#### Exercise directions:
Output each entry that follows exactly. Images stay out.

#### Data lines:
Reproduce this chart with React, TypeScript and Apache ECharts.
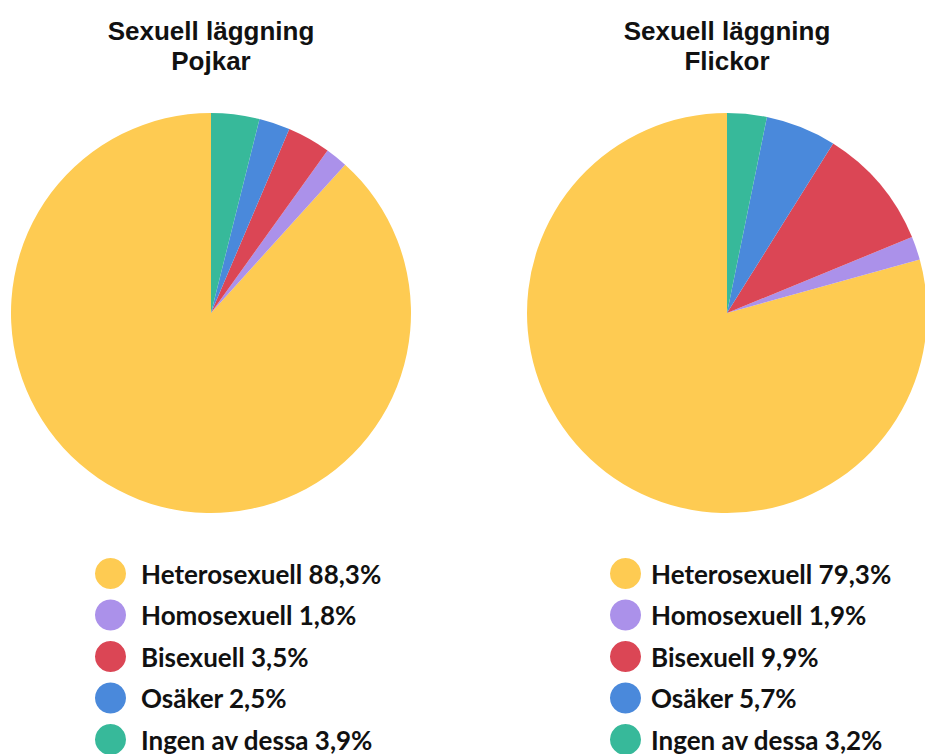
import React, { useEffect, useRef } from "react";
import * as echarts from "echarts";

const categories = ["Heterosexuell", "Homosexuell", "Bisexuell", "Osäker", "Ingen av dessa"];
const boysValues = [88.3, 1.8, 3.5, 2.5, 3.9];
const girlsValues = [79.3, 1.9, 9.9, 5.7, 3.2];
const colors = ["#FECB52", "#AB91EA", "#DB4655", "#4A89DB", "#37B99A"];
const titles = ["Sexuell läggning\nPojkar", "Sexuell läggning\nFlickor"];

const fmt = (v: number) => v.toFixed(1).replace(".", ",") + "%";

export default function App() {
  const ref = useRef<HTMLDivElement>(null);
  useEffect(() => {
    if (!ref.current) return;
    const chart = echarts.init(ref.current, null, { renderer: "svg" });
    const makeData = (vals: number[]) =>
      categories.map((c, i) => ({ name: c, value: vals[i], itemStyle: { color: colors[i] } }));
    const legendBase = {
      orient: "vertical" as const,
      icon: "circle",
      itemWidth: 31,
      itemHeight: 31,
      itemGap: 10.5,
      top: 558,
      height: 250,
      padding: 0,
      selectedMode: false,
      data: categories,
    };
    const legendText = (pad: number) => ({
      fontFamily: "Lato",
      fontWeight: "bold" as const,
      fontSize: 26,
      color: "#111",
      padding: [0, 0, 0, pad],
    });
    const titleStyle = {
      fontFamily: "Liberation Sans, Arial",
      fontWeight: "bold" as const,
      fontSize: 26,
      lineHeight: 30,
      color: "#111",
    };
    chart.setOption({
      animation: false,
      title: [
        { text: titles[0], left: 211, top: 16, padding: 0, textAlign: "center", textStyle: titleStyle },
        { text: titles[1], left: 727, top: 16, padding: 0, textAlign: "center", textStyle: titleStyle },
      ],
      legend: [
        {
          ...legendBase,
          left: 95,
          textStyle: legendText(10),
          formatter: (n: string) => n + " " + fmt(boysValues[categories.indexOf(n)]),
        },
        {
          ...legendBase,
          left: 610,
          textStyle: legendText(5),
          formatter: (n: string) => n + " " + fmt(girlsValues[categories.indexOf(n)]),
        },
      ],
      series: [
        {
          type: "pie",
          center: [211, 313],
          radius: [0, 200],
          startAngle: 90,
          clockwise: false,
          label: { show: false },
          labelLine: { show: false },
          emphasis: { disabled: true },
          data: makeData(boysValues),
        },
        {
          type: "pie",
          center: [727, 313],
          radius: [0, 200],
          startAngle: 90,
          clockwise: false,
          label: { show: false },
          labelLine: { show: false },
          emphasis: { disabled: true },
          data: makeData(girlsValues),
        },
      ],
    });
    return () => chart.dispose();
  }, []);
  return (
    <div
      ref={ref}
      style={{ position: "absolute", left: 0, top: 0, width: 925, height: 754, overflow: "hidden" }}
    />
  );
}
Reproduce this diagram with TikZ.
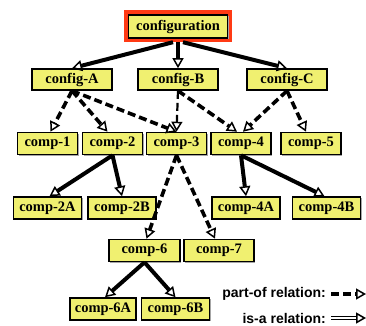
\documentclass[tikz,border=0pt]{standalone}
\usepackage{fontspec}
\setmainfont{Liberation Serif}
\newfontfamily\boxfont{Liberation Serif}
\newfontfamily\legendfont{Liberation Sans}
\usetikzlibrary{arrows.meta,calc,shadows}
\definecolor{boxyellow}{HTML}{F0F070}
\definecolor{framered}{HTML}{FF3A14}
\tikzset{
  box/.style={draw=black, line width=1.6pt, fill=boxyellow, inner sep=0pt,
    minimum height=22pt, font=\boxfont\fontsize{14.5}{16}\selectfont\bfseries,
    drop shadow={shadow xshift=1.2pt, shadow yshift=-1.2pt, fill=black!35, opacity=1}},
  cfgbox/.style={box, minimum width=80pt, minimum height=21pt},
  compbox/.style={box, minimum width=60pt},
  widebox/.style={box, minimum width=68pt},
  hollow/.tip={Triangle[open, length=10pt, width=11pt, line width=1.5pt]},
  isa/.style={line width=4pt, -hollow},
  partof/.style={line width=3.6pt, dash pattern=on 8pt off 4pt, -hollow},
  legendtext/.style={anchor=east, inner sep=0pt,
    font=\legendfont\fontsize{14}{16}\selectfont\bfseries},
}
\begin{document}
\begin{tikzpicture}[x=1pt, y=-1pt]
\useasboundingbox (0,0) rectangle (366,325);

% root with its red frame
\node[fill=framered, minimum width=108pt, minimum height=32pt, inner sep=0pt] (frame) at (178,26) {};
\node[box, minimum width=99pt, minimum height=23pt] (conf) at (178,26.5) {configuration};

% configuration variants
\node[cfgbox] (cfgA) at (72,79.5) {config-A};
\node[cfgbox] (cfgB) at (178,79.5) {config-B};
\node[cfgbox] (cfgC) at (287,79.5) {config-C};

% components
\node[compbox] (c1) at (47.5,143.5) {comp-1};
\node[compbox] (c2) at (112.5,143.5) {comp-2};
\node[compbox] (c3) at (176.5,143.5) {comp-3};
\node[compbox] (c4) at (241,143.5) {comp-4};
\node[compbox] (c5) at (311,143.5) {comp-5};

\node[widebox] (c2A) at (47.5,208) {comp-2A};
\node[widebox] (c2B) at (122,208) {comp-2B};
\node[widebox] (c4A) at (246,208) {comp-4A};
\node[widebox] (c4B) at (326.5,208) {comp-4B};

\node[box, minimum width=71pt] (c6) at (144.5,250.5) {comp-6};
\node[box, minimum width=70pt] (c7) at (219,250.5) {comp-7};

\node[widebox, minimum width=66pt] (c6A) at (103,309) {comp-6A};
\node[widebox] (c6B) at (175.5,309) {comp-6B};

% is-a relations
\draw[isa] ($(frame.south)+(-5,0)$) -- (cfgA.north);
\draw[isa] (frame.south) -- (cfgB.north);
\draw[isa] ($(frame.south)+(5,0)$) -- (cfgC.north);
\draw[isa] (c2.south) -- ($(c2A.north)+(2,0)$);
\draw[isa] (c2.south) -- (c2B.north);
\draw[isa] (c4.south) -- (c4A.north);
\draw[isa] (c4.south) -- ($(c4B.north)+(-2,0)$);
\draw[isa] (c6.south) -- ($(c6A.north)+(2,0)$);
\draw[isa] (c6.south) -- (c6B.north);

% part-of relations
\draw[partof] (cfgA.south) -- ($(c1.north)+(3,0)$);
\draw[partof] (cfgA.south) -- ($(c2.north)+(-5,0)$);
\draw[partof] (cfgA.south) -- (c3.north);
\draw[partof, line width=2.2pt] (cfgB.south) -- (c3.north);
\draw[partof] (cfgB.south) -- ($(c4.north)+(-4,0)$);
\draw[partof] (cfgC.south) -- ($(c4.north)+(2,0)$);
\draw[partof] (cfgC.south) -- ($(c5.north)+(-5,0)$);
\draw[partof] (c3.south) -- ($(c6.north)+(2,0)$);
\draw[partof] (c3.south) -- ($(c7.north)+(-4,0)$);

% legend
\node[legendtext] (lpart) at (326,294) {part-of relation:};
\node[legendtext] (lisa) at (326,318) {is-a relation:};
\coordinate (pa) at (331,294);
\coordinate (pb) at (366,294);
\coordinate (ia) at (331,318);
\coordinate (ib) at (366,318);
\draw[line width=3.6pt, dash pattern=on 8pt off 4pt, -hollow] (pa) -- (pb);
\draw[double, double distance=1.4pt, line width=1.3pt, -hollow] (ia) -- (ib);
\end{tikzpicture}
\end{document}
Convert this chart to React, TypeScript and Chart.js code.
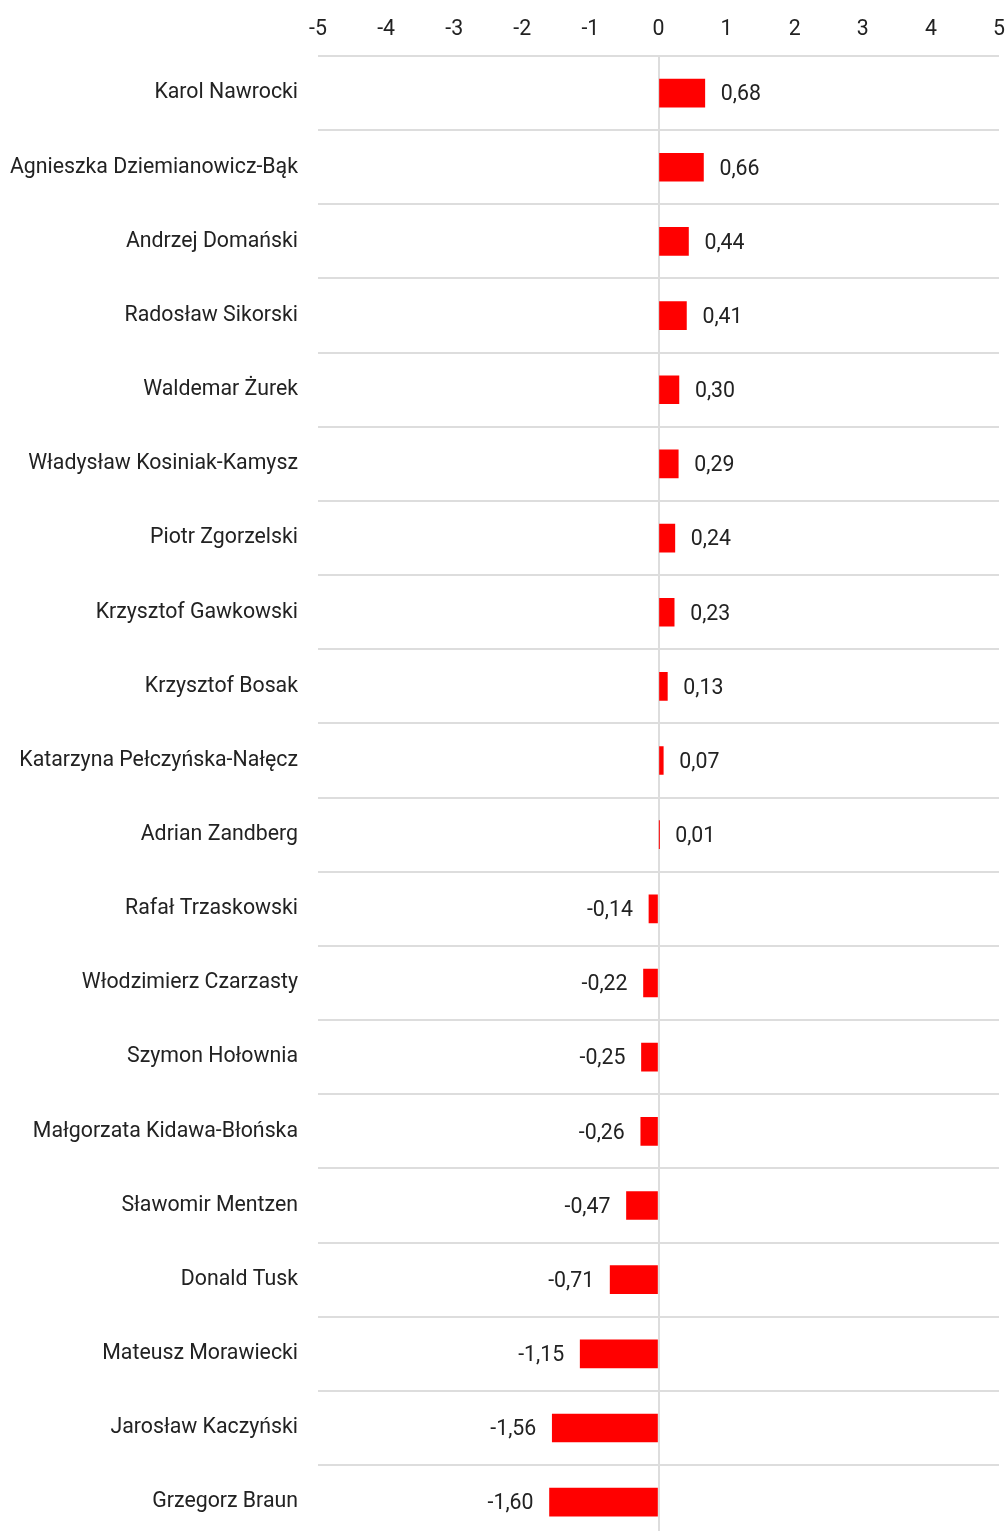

#### Solution to this problem:
Reproduce this chart with React, TypeScript and Apache ECharts.
import React, { useEffect, useRef } from "react";
import * as echarts from "echarts";

const categories = ["Heterosexuell", "Homosexuell", "Bisexuell", "Osäker", "Ingen av dessa"];
const boysValues = [88.3, 1.8, 3.5, 2.5, 3.9];
const girlsValues = [79.3, 1.9, 9.9, 5.7, 3.2];
const colors = ["#FECB52", "#AB91EA", "#DB4655", "#4A89DB", "#37B99A"];
const titles = ["Sexuell läggning\nPojkar", "Sexuell läggning\nFlickor"];

const fmt = (v: number) => v.toFixed(1).replace(".", ",") + "%";

export default function App() {
  const ref = useRef<HTMLDivElement>(null);
  useEffect(() => {
    if (!ref.current) return;
    const chart = echarts.init(ref.current, null, { renderer: "svg" });
    const makeData = (vals: number[]) =>
      categories.map((c, i) => ({ name: c, value: vals[i], itemStyle: { color: colors[i] } }));
    const legendBase = {
      orient: "vertical" as const,
      icon: "circle",
      itemWidth: 31,
      itemHeight: 31,
      itemGap: 10.5,
      top: 558,
      height: 250,
      padding: 0,
      selectedMode: false,
      data: categories,
    };
    const legendText = (pad: number) => ({
      fontFamily: "Lato",
      fontWeight: "bold" as const,
      fontSize: 26,
      color: "#111",
      padding: [0, 0, 0, pad],
    });
    const titleStyle = {
      fontFamily: "Liberation Sans, Arial",
      fontWeight: "bold" as const,
      fontSize: 26,
      lineHeight: 30,
      color: "#111",
    };
    chart.setOption({
      animation: false,
      title: [
        { text: titles[0], left: 211, top: 16, padding: 0, textAlign: "center", textStyle: titleStyle },
        { text: titles[1], left: 727, top: 16, padding: 0, textAlign: "center", textStyle: titleStyle },
      ],
      legend: [
        {
          ...legendBase,
          left: 95,
          textStyle: legendText(10),
          formatter: (n: string) => n + " " + fmt(boysValues[categories.indexOf(n)]),
        },
        {
          ...legendBase,
          left: 610,
          textStyle: legendText(5),
          formatter: (n: string) => n + " " + fmt(girlsValues[categories.indexOf(n)]),
        },
      ],
      series: [
        {
          type: "pie",
          center: [211, 313],
          radius: [0, 200],
          startAngle: 90,
          clockwise: false,
          label: { show: false },
          labelLine: { show: false },
          emphasis: { disabled: true },
          data: makeData(boysValues),
        },
        {
          type: "pie",
          center: [727, 313],
          radius: [0, 200],
          startAngle: 90,
          clockwise: false,
          label: { show: false },
          labelLine: { show: false },
          emphasis: { disabled: true },
          data: makeData(girlsValues),
        },
      ],
    });
    return () => chart.dispose();
  }, []);
  return (
    <div
      ref={ref}
      style={{ position: "absolute", left: 0, top: 0, width: 925, height: 754, overflow: "hidden" }}
    />
  );
}
Reproduce this diagram with TikZ.
\documentclass[tikz,border=0pt]{standalone}
\usepackage{fontspec}
\setmainfont{Liberation Serif}
\newfontfamily\boxfont{Liberation Serif}
\newfontfamily\legendfont{Liberation Sans}
\usetikzlibrary{arrows.meta,calc,shadows}
\definecolor{boxyellow}{HTML}{F0F070}
\definecolor{framered}{HTML}{FF3A14}
\tikzset{
  box/.style={draw=black, line width=1.6pt, fill=boxyellow, inner sep=0pt,
    minimum height=22pt, font=\boxfont\fontsize{14.5}{16}\selectfont\bfseries,
    drop shadow={shadow xshift=1.2pt, shadow yshift=-1.2pt, fill=black!35, opacity=1}},
  cfgbox/.style={box, minimum width=80pt, minimum height=21pt},
  compbox/.style={box, minimum width=60pt},
  widebox/.style={box, minimum width=68pt},
  hollow/.tip={Triangle[open, length=10pt, width=11pt, line width=1.5pt]},
  isa/.style={line width=4pt, -hollow},
  partof/.style={line width=3.6pt, dash pattern=on 8pt off 4pt, -hollow},
  legendtext/.style={anchor=east, inner sep=0pt,
    font=\legendfont\fontsize{14}{16}\selectfont\bfseries},
}
\begin{document}
\begin{tikzpicture}[x=1pt, y=-1pt]
\useasboundingbox (0,0) rectangle (366,325);

% root with its red frame
\node[fill=framered, minimum width=108pt, minimum height=32pt, inner sep=0pt] (frame) at (178,26) {};
\node[box, minimum width=99pt, minimum height=23pt] (conf) at (178,26.5) {configuration};

% configuration variants
\node[cfgbox] (cfgA) at (72,79.5) {config-A};
\node[cfgbox] (cfgB) at (178,79.5) {config-B};
\node[cfgbox] (cfgC) at (287,79.5) {config-C};

% components
\node[compbox] (c1) at (47.5,143.5) {comp-1};
\node[compbox] (c2) at (112.5,143.5) {comp-2};
\node[compbox] (c3) at (176.5,143.5) {comp-3};
\node[compbox] (c4) at (241,143.5) {comp-4};
\node[compbox] (c5) at (311,143.5) {comp-5};

\node[widebox] (c2A) at (47.5,208) {comp-2A};
\node[widebox] (c2B) at (122,208) {comp-2B};
\node[widebox] (c4A) at (246,208) {comp-4A};
\node[widebox] (c4B) at (326.5,208) {comp-4B};

\node[box, minimum width=71pt] (c6) at (144.5,250.5) {comp-6};
\node[box, minimum width=70pt] (c7) at (219,250.5) {comp-7};

\node[widebox, minimum width=66pt] (c6A) at (103,309) {comp-6A};
\node[widebox] (c6B) at (175.5,309) {comp-6B};

% is-a relations
\draw[isa] ($(frame.south)+(-5,0)$) -- (cfgA.north);
\draw[isa] (frame.south) -- (cfgB.north);
\draw[isa] ($(frame.south)+(5,0)$) -- (cfgC.north);
\draw[isa] (c2.south) -- ($(c2A.north)+(2,0)$);
\draw[isa] (c2.south) -- (c2B.north);
\draw[isa] (c4.south) -- (c4A.north);
\draw[isa] (c4.south) -- ($(c4B.north)+(-2,0)$);
\draw[isa] (c6.south) -- ($(c6A.north)+(2,0)$);
\draw[isa] (c6.south) -- (c6B.north);

% part-of relations
\draw[partof] (cfgA.south) -- ($(c1.north)+(3,0)$);
\draw[partof] (cfgA.south) -- ($(c2.north)+(-5,0)$);
\draw[partof] (cfgA.south) -- (c3.north);
\draw[partof, line width=2.2pt] (cfgB.south) -- (c3.north);
\draw[partof] (cfgB.south) -- ($(c4.north)+(-4,0)$);
\draw[partof] (cfgC.south) -- ($(c4.north)+(2,0)$);
\draw[partof] (cfgC.south) -- ($(c5.north)+(-5,0)$);
\draw[partof] (c3.south) -- ($(c6.north)+(2,0)$);
\draw[partof] (c3.south) -- ($(c7.north)+(-4,0)$);

% legend
\node[legendtext] (lpart) at (326,294) {part-of relation:};
\node[legendtext] (lisa) at (326,318) {is-a relation:};
\coordinate (pa) at (331,294);
\coordinate (pb) at (366,294);
\coordinate (ia) at (331,318);
\coordinate (ib) at (366,318);
\draw[line width=3.6pt, dash pattern=on 8pt off 4pt, -hollow] (pa) -- (pb);
\draw[double, double distance=1.4pt, line width=1.3pt, -hollow] (ia) -- (ib);
\end{tikzpicture}
\end{document}
Convert this chart to React, TypeScript and Chart.js code.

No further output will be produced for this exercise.